Sometimes, the police use press briefings and the like to update the public on their investigations. And, since the media’s job is to inform people, journalists sometimes ask challenging questions. If they’re not handled well, it can seem as though the press is trying to tell the police how to do their jobs. We see that sort of tension in ’s Dregs. Police detective William Wisting and his team are trying to solve a bizarre case. A left food, clad in a trainer, was found near the Norwegian town of Stavern. Shortly afterwards, another was found. And another. The story has made all of the news outlets, and everyone has an opinion on what’s going on. One of the most popular is that there’s some sort of serial killer at work. There’s so much gossip about the investigation that the police believe it’s best to hold a press briefing, so that they have a say in the information that becomes public. Wisting isn’t a big fan of such events, but he knows they have value. During the briefing, he’s grilled on several aspects of the case. One journalist in particular challenges him on several matters, even suggesting that the police have made mistakes. It’s a tense scene, and certainly doesn’t make Wisting’s job any easier.

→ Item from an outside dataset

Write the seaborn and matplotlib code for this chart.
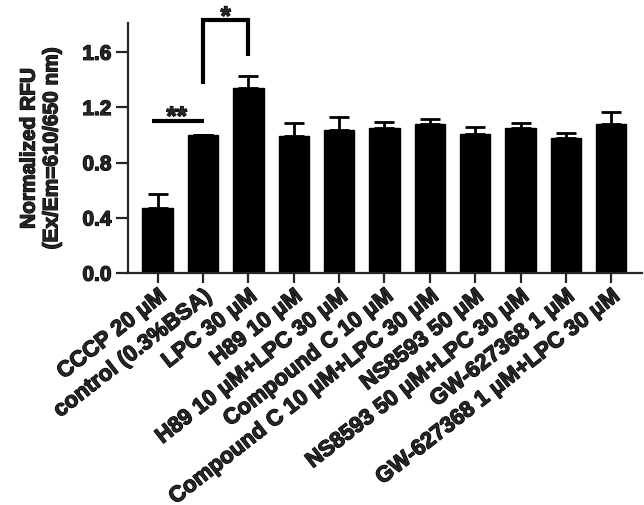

The police also have their share of input from individuals who call or visit. Sometimes those visits are fruitful; sometimes not. That’s part of what can make the police’s job challenging. In Martin Edwards’ The Hanging Wood, for instance, Cumbria Constabulary DCI Hannah Scarlett gets a call from Orla Payne. Orla’s brother Callum went missing years ago, and no trace of him has been found. Now, Orla wants his case re-opened. When she calls in, though, she’s both emotionally fragile and drunk. So, she’s not very coherent and doesn’t make a very good impression on Scarlett. In fact, she’s all but brushed off. Then, Orla herself dies by suicide (or is it really suicide?). Now, Scarlett wishes she’d accepted Orla’s suggestion to look into Callum’s disappearance. Her guilt is part of what spurs her on to open the case again. And what she finds is a dark story that goes back decades.
And then there’s Helen Fitzgerald’s The Cry. When Joanna Lindsay and her partner, Alistair Robertson, travel from her native Scotland to Victoria, they’re hoping to make a new start. The trip doesn’t go well, though, as their nine-week-old son, Noah, is not an easy baby. In fact, the flight is dreadful. But, they land safely and start to make their way from Melbourne to their destination, Alistair’s home town. Along the way, they face every parent’s worst nightmare: the loss of baby Noah. The police spearhead a massive search, and they get all sorts of advice from the media and the public. Facebook pages, Twitter accounts and other social media are full of people’s opinions about what the police ought to be doing, and where they should be looking. People are even more ‘helpful’ when they begin to suspect that one or both of Noah’s parents may have had a hand in whatever happened to him. In the end, we find out the truth. We also see how difficult it can be for the police when everyone wants to make suggestions.
But the fact is, you never know when someone’s ‘help’ may actually include vital information. So, the police know that they can’t shut people out entirely. It makes for an interesting dilemma, and (in crime fiction) a solid source of tension.
*NOTE: The title of this post is a line from Frank Black’s Freedom Rock.